At the same volumetric flow rate (volume of flow / amount of time) linear flow velocity is lower in small airways because of greater cross-sectional area.

FIGURE 6-23 Fluid velocity, at a constant flow, varies inversely with the cross-sectional area of the tube. (Modified from Nave CR, Nave BC: Physics for the health sciences, ed 3, Philadelphia, 1985, WB Saunders.)

Velocity of a fluid moving through a tube at a constant flow varies inversely with the available cross-sectional area

Exhalation- laminar pattern in bronchioles changes to turbulent in large airways

Inspiration – reverse occurs - turbulence in large airways changes to laminar in bronchioles

Bernoulli Effect (Daniel Bernoulli)

As velocity increases, lateral pressure (the force applied to the sides of the tube) decreases

As gas flows through a stricture (obstruction), its velocity increases and lateral pressure decreases

Magnitude of pressure drop is proportional to the increase in the square of the velocity.

Lung pathophysiology – COPD: increased mucus in airways can cause partial obstruction, the increased velocity of gas passing by the narrowing causes a decrease in lateral pressure, and combined with the destructive changes in the lung tissue, augments airway collapse and air trapping on exhalation.

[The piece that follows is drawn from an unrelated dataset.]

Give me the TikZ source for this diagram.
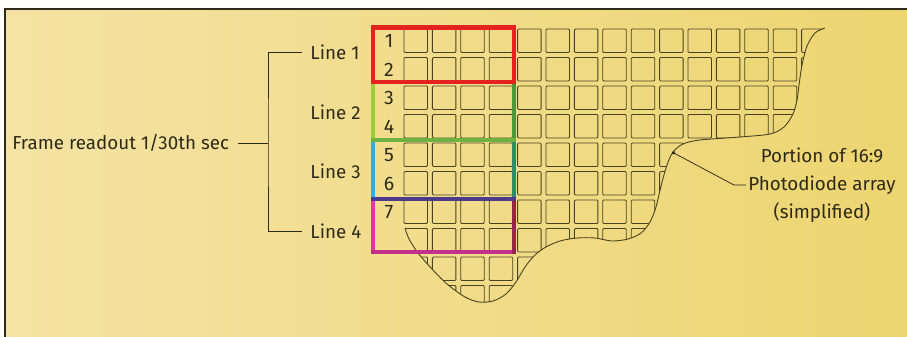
\documentclass[tikz,border=0pt]{standalone}
\usepackage{fontspec}
\setmainfont{Fira Sans}
\usetikzlibrary{arrows.meta,calc}
\definecolor{paper}{HTML}{FBF0CF}
\definecolor{sand}{HTML}{F5E3A4}
\definecolor{straw}{HTML}{EDD570}
\definecolor{ink}{HTML}{2E2A1A}
\definecolor{cellink}{HTML}{4A4422}
\definecolor{lnred}{HTML}{E4231E}
\definecolor{lnlime}{HTML}{9CCB3B}
\definecolor{lngreen}{HTML}{6FB042}
\definecolor{lnforest}{HTML}{4E9A3A}
\definecolor{lncyan}{HTML}{35ADD3}
\definecolor{lnteal}{HTML}{2C8C6C}
\definecolor{lnviolet}{HTML}{4E3A8C}
\definecolor{lnmagenta}{HTML}{E0399B}
\definecolor{lnplum}{HTML}{9A2250}
\definecolor{lnorchid}{HTML}{C2308C}

\begin{document}
\begin{tikzpicture}[
  x=1pt, y=-1pt, line width=.8pt,
  wire/.style={draw=ink, line width=.75pt},
  cell/.style={draw=cellink, line width=.85pt, rounded corners=1pt},
  rim/.style={draw=cellink, line width=.9pt},
  band/.style={line width=3.6pt, line cap=rect},
  lab/.style={font=\fontsize{18.8}{28}\selectfont, text=ink, inner sep=2pt},
  num/.style={font=\fontsize{19.5}{22}\selectfont, text=ink, inner sep=0pt},
]
  \useasboundingbox (0,0) rectangle (907,337);

  % Page: printed panel with a rule on top and left.
  \fill[white!96!paper] (0,0) rectangle (907,337);
  \shade[left color=sand, middle color=paper, right color=straw] (5,9) rectangle (907,337);
  \draw[ink, line width=1.2pt] (907,9) -- (5,9) -- (5,337);

  % Grid origin, pitch and cell size.
  \def\gx{404} \def\gy{29} \def\px{28.4} \def\py{28.5} \def\cs{23.5}

  % Photodiode cells, cut off by the torn edge.
  \begin{scope}
    \clip (400,20) -- (840,20) -- plot[smooth] coordinates {
      (825,28) (815,33) (807,46) (802,65) (799,85) (797,100) (793,114) (784,127)
      (770,134) (740,137) (700,140) (683,144) (673,152) (667,165) (661,186)
      (656,207) (650,222) (641,233) (628,239) (612,241) (595,238) (577,238)
      (560,241) (546,247) (535,255) (525,267) (516,282) (506,294) (493,301)
      (479,302) (465,297) (447,284) (432,269) (418,253) (409,239) (405,228)}
      -- (398,226) -- cycle;
    \foreach \i in {0,...,14}
      \foreach \j in {0,...,9}
        \draw[cell] (\gx+\i*\px, \gy+\j*\py) rectangle ++(\cs,\cs);
  \end{scope}
  \draw[rim] plot[smooth] coordinates {
      (825,28) (815,33) (807,46) (802,65) (799,85) (797,100) (793,114) (784,127)
      (770,134) (740,137) (700,140) (683,144) (673,152) (667,165) (661,186)
      (656,207) (650,222) (641,233) (628,239) (612,241) (595,238) (577,238)
      (560,241) (546,247) (535,255) (525,267) (516,282) (506,294) (493,301)
      (479,302) (465,297) (447,284) (432,269) (418,253) (409,239) (405,228)};

  % Row numbers.
  \foreach \n in {1,...,7}
    \node[num] (d\n) at (389, \gy+\n*\py-\py+12) {\n};

  % Readout lines, two rows each.
  \draw[band, lnmagenta] (373,199) -- (373,252);
  \draw[band, lnorchid] (373,252) -- (514,252);
  \draw[band, lnplum] (514,199) -- (514,252);
  \draw[band, lncyan] (373,140) -- (373,199);
  \draw[band, lnteal] (514,140) -- (514,199);
  \draw[band, lnviolet] (373,199) -- (514,199);
  \draw[band, lnlime] (373,82) -- (373,140);
  \draw[band, lnforest] (514,82) -- (514,140);
  \draw[band, lngreen] (373,140) -- (514,140);
  \draw[band, lnred, line width=4.4pt] (373,27.5) rectangle (514,82);

  % Labels on the left.
  \node[lab, anchor=west] (frame) at (10,143) {Frame readout 1/30th sec};
  \node[lab, anchor=west] (l1) at (308,52) {Line 1};
  \node[lab, anchor=west] (l2) at (308,112) {Line 2};
  \node[lab, anchor=west] (l3) at (308,171) {Line 3};
  \node[lab, anchor=west] (l4) at (308,231) {Line 4};
  \coordinate (hub) at (268,143);

  \draw[wire, shorten <=7pt] (frame.east) -- (hub);
  \draw[wire, shorten <=6pt, shorten >=6pt] (l1.west) -| (hub) |- (l4.west);

  % Callout on the right.
  \node[lab, align=center] (portion) at (822,185)
    {Portion of 16:9\\Photodiode array\\(simplified)};
  \coordinate (tip) at (672,152);
  \draw[wire, {Circle[length=3.4pt]}-] (tip) -- ([xshift=-12pt]portion.west) -- (portion.west);
\end{tikzpicture}
\end{document}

Bernoulli's Priniciple or Effect has practical applications in the field of respiratory care in that it allows us to deliver precise oxygen concentration levels with simple devices by mixing oxygen with entrained room air. It also is applied in the process of delivering aerosol treatments with medications. When entrainining air the effect is applied through the use of air injectors and venturi devices.

Drop in pressure caused by increased velocity through restriction (jet) pulls in (entrains) additional air through open port.

Influenced by diameter of jet orifice (restriction), and size of entrainment port

B) Fixed jet size – changing size of opening of entrainment port influences amount of air entrained and resulting total flow. Gas velocity and pressure drop remains constant so increasing opening of port allows more air to be entrained, decreasing size of port decreases the amount of air that can be entrained.

C) Fixed entrainment port – changing size of jet diameter - the smaller the opening of the jet the faster the gas velocity, causing a greater drop in pressure, and thus more entrained volume and total flow. The larger the opening of the jet, the slower the gas velocity, less drop in pressure, less air entrained.

Most common device for air or fluid entrainment in respiratory care equipement

modification of the Bernoulli effect (Giovanni Venturi)

Venturi device includes a dilation of the gas passage just distal to obstruction, and if the angulation of the funnel is not over 15^{o}, the gas pressure will be restored nearly to its pre-restriction level.

Advantages of a venturi over an air injector:

greater entrainment and therefore higher total flow output

Stable oxygen % even with variations in total flow (as opposed to an injector where velocity would decrease with flow, and cause a decrease in entrainment of air)

Major limitation: Back-pressure (obstruction downstream from Venturi) reduces entrainment - resulting in a higher oxygen concentration than expected.

Used with early ventilators for adjusting oxygen concentrations (F_{I}O_{2}), or decreasing pressures within circuits to facilitate exhalation.

Fluidics is the branch of engineering that applies hydordynamic principles in flow circuits for purposes such as switching, pressure and flow sensing, and amplification.

Principle of fluidic circuitry is the phenomenon of **wall attachment**, known as the **Coanda Effect.**

Based on the Bernoulli effect (A) coupled with curved wall on one side of jet (B).

Can actually deflect fluidic stream through a 180^{o} turn by carefully extending the wall contour

Subatmospheric pressure along wall directs flow until interrupted by counterforce (pulse of gas).

Gas flow pathway can be changed by side jets in devices called gates; pulses of air from the side jet cause an increase in pressure at the wall, breaks the attachment and allows the gas stream to attach to the other wall, which will stay adhered to that wall until a pulse of air from below causes it to switch back.

Advantages: Fewer valves and moving parts that can break

Disadvantage: Consume more gas

Fluidics – no moving parts required for switching, pressure and flow sensing.